Today is a new day. It might not feel like much and you might not feel like a new person, but it is—and you are.

Yes, you have your memories—everything that’s happened up until you read this, the good and the bad. But does that matter?

In a way, memories are just stories. Real, imaginary, somewhat fuzzy stories we’ve experienced. Some stories are currently defining us. Our current and past tastes in music. Our fashion sense. Our past work and vacation experience. Take your stories from high school or college, for example. Even just mentioning the words might bring a flood of stories to mind from your own experiences during those periods of your life.

Memories are just stories.

Some of the stories in our past are currently holding us back. These are the ones we need to rewrite if we have even a slight hope of doing something more with our lives.

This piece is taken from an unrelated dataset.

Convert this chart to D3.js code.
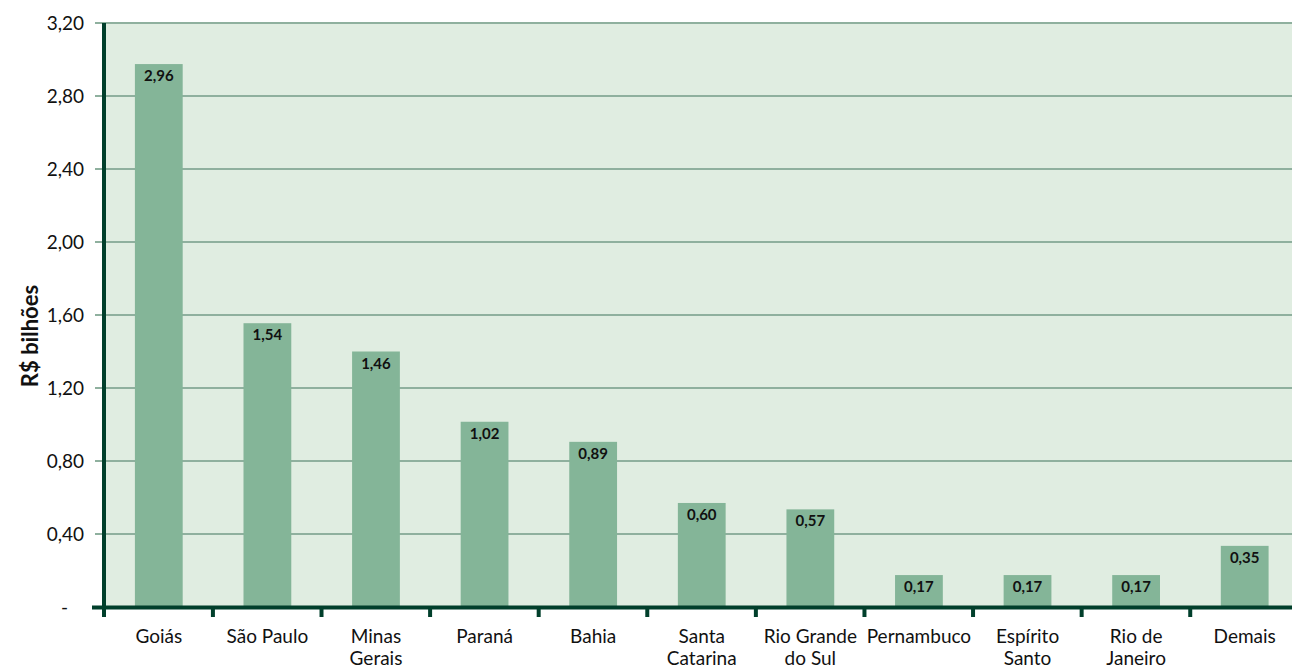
<!DOCTYPE html>
<html>
<head>
<meta charset="utf-8">
<script src="https://cdn.jsdelivr.net/npm/d3@7"></script>
<style>
  body { margin: 0; background: #fff; }
  svg text { font-family: Lato, "Noto Sans", sans-serif; fill: #111; }
</style>
</head>
<body>
<div class="holder"></div>
<script>
const width = 1292;
const height = 671;

const categories = ['Goiás', 'São Paulo', 'Minas Gerais', 'Paraná', 'Bahia', 'Santa Catarina',
  'Rio Grande do Sul', 'Pernambuco', 'Espírito Santo', 'Rio de Janeiro', 'Demais'];
const categoryLines = [['Goiás'], ['São Paulo'], ['Minas', 'Gerais'], ['Paraná'], ['Bahia'],
  ['Santa', 'Catarina'], ['Rio Grande', 'do Sul'], ['Pernambuco'], ['Espírito', 'Santo'],
  ['Rio de', 'Janeiro'], ['Demais']];
const values = [2.96, 1.54, 1.46, 1.02, 0.89, 0.60, 0.57, 0.17, 0.17, 0.17, 0.35];
const barHeights = [2.975, 1.555, 1.4, 1.015, 0.905, 0.57, 0.535, 0.175, 0.175, 0.175, 0.335];
const yTicks = [0, 0.4, 0.8, 1.2, 1.6, 2.0, 2.4, 2.8, 3.2];

const fmt = v => v.toFixed(2).replace('.', ',');

const svg = d3.select('.holder')
  .append('svg')
  .attr('width', width)
  .attr('height', height);

const yScale = d3.scaleLinear().domain([0, 3.2]).range([607, 23]);
const xScale = d3.scaleBand()
  .domain(categories)
  .range([104.5, 1299])
  .paddingInner(0.56)
  .paddingOuter(0.28);

// plot background
svg.append('rect')
  .attr('x', 104)
  .attr('y', yScale(3.2))
  .attr('width', width - 104)
  .attr('height', yScale(0) - yScale(3.2))
  .style('fill', '#e0ede1');

// grid lines
svg.append('g')
  .selectAll('line')
  .data(yTicks.filter(d => d > 0))
  .enter()
  .append('line')
  .attr('x1', 95)
  .attr('x2', width)
  .attr('y1', d => yScale(d))
  .attr('y2', d => yScale(d))
  .style('stroke', '#8fb09e')
  .style('stroke-width', 2);

// y tick labels
svg.append('g')
  .selectAll('text')
  .data(yTicks)
  .enter()
  .append('text')
  .attr('x', d => d === 0 ? 68 : 84)
  .attr('y', d => yScale(d))
  .attr('dy', '0.35em')
  .attr('text-anchor', 'end')
  .style('font-size', '19px')
  .text(d => d === 0 ? '-' : fmt(d));

// bars
svg.append('g')
  .selectAll('rect')
  .data(barHeights)
  .enter()
  .append('rect')
  .attr('x', (d, i) => xScale(categories[i]))
  .attr('y', d => yScale(d))
  .attr('width', xScale.bandwidth())
  .attr('height', d => yScale(0) - yScale(d))
  .style('fill', '#84b598');

// value labels
svg.append('g')
  .selectAll('text')
  .data(values)
  .enter()
  .append('text')
  .attr('x', (d, i) => xScale(categories[i]) + xScale.bandwidth() / 2)
  .attr('y', (d, i) => yScale(barHeights[i]) + 17)
  .attr('text-anchor', 'middle')
  .style('font-size', '15px')
  .style('font-weight', 'bold')
  .text(d => fmt(d));

// y axis line
svg.append('line')
  .attr('x1', 104)
  .attr('x2', 104)
  .attr('y1', yScale(3.2))
  .attr('y2', 617)
  .style('stroke', '#013f2b')
  .style('stroke-width', 4);

// x axis line and ticks
svg.append('line')
  .attr('x1', 92)
  .attr('x2', width)
  .attr('y1', 607.5)
  .attr('y2', 607.5)
  .style('stroke', '#013f2b')
  .style('stroke-width', 4);

svg.append('g')
  .selectAll('line')
  .data(categories.slice(1))
  .enter()
  .append('line')
  .attr('x1', d => xScale(d) - xScale.bandwidth() * 0.64)
  .attr('x2', d => xScale(d) - xScale.bandwidth() * 0.64)
  .attr('y1', 607)
  .attr('y2', 617)
  .style('stroke', '#013f2b')
  .style('stroke-width', 4);

// category labels
const cat = svg.append('g')
  .selectAll('text')
  .data(categoryLines)
  .enter()
  .append('text')
  .attr('text-anchor', 'middle')
  .style('font-size', '19px')
  .attr('transform', (d, i) => 'translate(' + (xScale(categories[i]) + xScale.bandwidth() / 2) + ',643)');

cat.selectAll('tspan')
  .data(d => d)
  .enter()
  .append('tspan')
  .attr('x', 0)
  .attr('y', (d, i) => i * 22)
  .text(d => d);

// y axis title
svg.append('text')
  .attr('transform', 'translate(38, 336) rotate(-90)')
  .attr('text-anchor', 'middle')
  .style('font-size', '22px')
  .style('font-weight', 'bold')
  .text('R$ bilhões');
</script>
</body>
</html>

It’s difficult to live in the moment if you are allowing your past mistakes to haunt you.*

But luckily mistakes are also just flavors of memory and stories. Why not tell better stories? Why not turn a mistake into a humorous, insightful lesson you can remind yourself and tell others going forward?

Think about people you admire and the stories they tell. Aren’t some of the most hilarious, laugh out loud stories you heard from them moments where they experience dips or failure or stupidity, and weave it into this fun and insightful narrative.)

Take some time to think about your stories and what stories you tell yourself.

What are stories you loop in your head over and over again but aren’t actually helpful?

How can you tell them differently?

Sit down and write out the new spin on each story. Say it aloud. Tell a friend.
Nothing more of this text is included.